Comment by jaggederest
6 days ago
I swear I did this once in school, to a teacher with a notoriously circuitous manner of speaking, by holding up my fingers and counting the filler words, and he slowly noticed it, became mildly horrified, and... fixed it, within about 6 weeks. Pretty impressive, I wonder what he did to change so quickly.
Originally he'd take 2 minutes to get through his name and phone number on a voicemail, and a few months later you wouldn't even recognize him by how clear and concise he was.
Wonderful story but we must also acknowledge the teacher for going along with it so gracefully
All the credit is his, I was just a dumb little punk who didn't know better. Handling it gracefully and making such an astounding change in response.
With how great speech recognition is becoming, it seems like this is something remote workers could easily discreetly do since our conversations tend to be stationary, through a computer, and with only a small part of our body visible. Just wire up some electrodes to zap you every time the computer detects filler.

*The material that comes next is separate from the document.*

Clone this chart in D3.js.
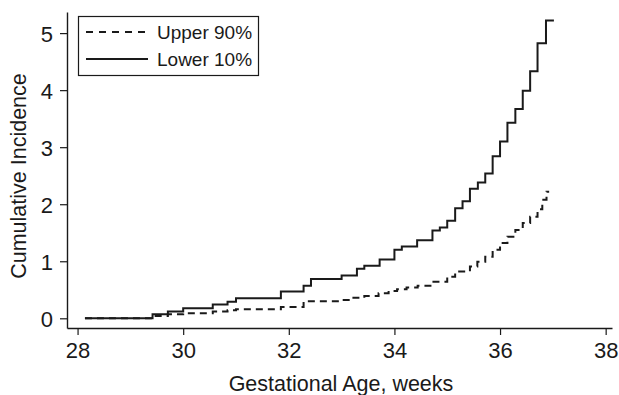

I'm now seriously considering doing it myself.
One of our app devs built this recently, but for swearing:
https://youtube.com/shorts/FthRCwn1JuM?si=lC3eWAUI7sV-LL-r
A wearable speech coach would be awesome, though. Detect filler words and give you an alert on your HUD when it detects "uh" "uhm" etc.
Neat! Without the electrodes I don't think it would be effective for me for "uhh" / "uhm". Considering how unconscious filler words are, I think I'd need the immediate unignorable feedback. But you've got all the logic there, it just needs to be made more violent.
How should the speech coach stimulate you when it detects you using a particularly euphonously or impactfully?
It would be about as easy, and certainly less painful, to just have a video processor remove and smooth over filler words in real time.
If the filler words are excessive it would slow down the apparent rate of speech, but obviously not the real rate of speech, by definition, since we're only removing words with zero semantic value.
Why are filler words bad? Why do we need to be trained not to use them?
People in this thread point out that filler words make communication less effective, primarily by being distracting.
if you've got nothing to say, you're just adding noise.